*Problem to work on*
Give back exactly the lines running from the line that holds "Write a Python" through the line that holds "who_imputed = [0.113, 0.650, 0.238]", ends included, and no other lines.

........

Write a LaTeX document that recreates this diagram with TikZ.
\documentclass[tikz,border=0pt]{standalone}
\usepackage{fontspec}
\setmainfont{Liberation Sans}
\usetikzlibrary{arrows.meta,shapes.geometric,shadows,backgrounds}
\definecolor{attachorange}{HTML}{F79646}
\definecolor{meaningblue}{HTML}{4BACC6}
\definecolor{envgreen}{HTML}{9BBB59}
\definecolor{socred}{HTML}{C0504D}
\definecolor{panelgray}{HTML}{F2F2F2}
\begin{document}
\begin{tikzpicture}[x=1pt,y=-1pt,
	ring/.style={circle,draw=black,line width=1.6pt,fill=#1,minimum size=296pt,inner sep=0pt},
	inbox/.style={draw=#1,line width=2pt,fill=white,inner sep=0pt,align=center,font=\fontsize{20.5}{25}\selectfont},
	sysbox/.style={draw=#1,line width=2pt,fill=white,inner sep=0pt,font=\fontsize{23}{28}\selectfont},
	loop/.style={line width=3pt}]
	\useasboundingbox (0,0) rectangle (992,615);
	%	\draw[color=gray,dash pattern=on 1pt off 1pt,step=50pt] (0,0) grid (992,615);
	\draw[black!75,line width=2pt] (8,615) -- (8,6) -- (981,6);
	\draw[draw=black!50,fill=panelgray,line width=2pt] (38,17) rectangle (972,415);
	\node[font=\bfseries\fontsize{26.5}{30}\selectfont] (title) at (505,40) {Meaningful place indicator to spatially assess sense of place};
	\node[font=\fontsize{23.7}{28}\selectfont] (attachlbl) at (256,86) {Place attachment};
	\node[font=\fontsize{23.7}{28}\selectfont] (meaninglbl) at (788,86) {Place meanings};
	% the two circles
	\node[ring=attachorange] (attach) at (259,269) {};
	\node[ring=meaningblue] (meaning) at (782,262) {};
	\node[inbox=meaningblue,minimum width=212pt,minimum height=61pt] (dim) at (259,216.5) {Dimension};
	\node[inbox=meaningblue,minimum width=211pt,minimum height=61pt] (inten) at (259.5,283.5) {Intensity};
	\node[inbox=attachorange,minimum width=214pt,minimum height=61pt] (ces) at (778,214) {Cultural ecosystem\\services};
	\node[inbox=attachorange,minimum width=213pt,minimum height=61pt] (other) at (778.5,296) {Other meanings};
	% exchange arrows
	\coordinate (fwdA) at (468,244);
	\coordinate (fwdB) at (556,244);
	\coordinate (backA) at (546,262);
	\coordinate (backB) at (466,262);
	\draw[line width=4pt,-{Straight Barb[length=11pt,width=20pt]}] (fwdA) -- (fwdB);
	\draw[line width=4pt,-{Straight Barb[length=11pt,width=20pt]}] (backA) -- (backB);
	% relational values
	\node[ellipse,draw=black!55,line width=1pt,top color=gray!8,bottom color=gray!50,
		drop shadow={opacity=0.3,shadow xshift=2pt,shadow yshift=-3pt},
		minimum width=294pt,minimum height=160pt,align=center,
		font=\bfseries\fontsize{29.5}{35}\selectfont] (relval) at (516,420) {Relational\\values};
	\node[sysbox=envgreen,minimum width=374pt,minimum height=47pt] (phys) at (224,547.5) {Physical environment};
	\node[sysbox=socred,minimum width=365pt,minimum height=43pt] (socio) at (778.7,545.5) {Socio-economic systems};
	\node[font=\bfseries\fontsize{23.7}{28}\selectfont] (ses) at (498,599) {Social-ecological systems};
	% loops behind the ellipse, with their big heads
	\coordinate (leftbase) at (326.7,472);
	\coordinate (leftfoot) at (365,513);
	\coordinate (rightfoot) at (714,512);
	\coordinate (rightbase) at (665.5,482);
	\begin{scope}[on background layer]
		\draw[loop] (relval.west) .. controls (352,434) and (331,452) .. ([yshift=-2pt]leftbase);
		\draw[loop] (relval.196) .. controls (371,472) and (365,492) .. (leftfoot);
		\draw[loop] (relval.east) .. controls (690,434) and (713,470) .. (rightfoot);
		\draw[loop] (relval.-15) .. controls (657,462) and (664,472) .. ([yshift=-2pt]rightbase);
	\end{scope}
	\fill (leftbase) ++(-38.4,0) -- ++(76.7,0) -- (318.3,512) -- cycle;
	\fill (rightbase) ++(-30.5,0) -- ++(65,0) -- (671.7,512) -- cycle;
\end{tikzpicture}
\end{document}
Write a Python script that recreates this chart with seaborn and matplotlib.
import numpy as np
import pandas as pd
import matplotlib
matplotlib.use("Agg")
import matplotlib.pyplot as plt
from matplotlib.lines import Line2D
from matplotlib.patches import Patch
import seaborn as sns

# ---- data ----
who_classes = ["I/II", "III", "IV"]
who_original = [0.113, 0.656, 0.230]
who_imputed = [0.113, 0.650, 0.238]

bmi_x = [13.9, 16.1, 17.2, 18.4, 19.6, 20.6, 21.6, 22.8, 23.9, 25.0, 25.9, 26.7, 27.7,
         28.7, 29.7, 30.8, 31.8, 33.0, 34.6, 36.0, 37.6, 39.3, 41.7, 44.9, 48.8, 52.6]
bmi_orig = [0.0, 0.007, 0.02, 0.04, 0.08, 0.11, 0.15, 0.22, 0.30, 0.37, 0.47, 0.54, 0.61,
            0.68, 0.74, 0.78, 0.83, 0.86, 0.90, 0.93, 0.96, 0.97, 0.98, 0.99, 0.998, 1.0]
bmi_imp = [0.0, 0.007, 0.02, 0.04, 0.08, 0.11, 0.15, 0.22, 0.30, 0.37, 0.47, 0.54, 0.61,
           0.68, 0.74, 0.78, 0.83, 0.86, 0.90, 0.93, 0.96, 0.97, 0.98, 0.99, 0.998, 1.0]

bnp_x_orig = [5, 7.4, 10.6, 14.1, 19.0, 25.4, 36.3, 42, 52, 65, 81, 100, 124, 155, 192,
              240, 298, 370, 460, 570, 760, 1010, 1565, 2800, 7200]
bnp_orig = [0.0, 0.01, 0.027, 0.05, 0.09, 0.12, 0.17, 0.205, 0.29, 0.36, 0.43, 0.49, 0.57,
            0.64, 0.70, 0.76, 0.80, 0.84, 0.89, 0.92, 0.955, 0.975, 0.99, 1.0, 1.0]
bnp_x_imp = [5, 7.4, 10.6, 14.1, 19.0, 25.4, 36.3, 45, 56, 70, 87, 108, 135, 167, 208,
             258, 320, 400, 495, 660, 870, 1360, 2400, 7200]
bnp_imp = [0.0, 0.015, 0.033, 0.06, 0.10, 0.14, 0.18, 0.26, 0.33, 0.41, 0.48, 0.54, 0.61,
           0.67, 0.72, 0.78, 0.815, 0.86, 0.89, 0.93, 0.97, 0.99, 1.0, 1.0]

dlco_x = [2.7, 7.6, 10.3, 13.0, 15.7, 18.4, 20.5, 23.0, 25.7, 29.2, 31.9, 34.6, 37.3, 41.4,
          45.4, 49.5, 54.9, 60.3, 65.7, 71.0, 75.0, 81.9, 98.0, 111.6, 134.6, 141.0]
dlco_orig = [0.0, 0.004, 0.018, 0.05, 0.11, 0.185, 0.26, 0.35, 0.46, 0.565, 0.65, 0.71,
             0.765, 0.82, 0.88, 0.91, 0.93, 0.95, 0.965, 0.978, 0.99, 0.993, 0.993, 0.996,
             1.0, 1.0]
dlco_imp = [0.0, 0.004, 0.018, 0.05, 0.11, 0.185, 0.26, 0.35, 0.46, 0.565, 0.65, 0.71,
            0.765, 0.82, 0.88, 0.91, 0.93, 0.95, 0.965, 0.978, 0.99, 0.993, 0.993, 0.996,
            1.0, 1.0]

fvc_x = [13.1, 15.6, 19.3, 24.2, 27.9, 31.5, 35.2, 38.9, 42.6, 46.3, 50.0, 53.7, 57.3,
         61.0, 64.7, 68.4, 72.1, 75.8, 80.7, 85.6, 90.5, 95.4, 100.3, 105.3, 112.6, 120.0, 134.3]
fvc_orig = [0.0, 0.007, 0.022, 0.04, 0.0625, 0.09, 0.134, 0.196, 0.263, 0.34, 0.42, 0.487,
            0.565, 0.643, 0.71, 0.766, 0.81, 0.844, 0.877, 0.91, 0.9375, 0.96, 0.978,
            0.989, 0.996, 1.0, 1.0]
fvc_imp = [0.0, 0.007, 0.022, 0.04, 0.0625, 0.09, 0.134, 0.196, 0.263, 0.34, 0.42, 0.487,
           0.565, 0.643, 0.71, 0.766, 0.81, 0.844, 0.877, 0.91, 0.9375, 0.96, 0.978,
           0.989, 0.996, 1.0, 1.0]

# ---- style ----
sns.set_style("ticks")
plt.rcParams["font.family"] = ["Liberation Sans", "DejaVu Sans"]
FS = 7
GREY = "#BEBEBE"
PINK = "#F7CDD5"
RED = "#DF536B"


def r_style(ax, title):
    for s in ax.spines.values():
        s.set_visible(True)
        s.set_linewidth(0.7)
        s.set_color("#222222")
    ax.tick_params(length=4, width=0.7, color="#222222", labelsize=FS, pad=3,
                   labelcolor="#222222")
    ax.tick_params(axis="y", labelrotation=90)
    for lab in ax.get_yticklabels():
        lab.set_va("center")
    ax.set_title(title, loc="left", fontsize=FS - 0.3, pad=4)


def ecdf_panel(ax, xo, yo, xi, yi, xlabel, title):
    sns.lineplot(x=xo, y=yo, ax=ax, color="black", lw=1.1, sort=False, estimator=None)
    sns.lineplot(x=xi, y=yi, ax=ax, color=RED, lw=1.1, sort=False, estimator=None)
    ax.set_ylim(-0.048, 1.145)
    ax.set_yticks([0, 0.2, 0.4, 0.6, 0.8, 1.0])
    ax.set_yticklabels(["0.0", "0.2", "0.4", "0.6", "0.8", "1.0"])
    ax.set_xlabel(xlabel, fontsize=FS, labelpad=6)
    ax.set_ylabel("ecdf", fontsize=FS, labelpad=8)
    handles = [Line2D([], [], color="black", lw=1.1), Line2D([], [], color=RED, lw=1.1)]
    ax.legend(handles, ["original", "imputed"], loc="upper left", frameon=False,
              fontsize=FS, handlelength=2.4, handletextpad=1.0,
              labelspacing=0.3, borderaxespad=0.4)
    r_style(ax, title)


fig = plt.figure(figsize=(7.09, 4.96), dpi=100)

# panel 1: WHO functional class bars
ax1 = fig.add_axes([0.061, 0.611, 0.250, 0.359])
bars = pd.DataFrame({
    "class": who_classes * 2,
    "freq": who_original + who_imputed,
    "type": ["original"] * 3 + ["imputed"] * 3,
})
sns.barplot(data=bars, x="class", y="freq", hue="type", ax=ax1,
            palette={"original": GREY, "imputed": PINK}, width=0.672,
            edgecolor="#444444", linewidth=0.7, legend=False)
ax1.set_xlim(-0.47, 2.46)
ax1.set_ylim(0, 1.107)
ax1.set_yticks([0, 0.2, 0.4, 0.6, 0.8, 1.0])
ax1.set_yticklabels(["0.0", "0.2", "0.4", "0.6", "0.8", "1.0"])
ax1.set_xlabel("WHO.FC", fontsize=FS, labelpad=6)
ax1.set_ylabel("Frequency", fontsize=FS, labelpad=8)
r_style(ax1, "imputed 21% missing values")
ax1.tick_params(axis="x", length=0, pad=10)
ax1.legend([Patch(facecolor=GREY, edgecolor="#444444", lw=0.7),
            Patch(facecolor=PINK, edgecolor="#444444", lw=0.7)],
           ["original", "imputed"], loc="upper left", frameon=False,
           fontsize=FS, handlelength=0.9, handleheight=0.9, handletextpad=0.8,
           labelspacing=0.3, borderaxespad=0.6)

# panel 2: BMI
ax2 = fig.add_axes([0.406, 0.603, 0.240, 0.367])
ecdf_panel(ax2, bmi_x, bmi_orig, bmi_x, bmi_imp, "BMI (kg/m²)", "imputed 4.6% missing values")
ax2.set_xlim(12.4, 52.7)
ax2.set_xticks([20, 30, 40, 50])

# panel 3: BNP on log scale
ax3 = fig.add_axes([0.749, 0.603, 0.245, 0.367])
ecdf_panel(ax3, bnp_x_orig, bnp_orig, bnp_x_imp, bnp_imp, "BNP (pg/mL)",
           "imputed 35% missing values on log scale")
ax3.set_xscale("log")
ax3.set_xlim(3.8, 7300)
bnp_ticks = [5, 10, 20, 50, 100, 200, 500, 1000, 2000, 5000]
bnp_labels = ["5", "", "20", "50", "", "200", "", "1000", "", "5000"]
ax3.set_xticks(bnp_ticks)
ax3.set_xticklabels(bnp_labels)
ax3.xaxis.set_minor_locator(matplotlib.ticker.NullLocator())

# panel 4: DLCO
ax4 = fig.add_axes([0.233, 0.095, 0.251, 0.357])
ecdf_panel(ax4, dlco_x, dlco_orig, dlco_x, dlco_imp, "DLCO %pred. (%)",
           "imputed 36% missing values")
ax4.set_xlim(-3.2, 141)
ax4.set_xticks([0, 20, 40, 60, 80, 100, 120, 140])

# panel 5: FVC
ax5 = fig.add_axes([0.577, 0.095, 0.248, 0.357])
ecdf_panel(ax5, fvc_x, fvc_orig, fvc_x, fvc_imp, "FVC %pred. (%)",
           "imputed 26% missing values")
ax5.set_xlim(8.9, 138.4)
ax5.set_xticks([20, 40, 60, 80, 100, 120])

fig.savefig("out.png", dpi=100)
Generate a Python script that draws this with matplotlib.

........

*Task result*
Write a Python script that recreates this chart with seaborn and matplotlib.
import numpy as np
import pandas as pd
import matplotlib
matplotlib.use("Agg")
import matplotlib.pyplot as plt
from matplotlib.lines import Line2D
from matplotlib.patches import Patch
import seaborn as sns

# ---- data ----
who_classes = ["I/II", "III", "IV"]
who_original = [0.113, 0.656, 0.230]
who_imputed = [0.113, 0.650, 0.238]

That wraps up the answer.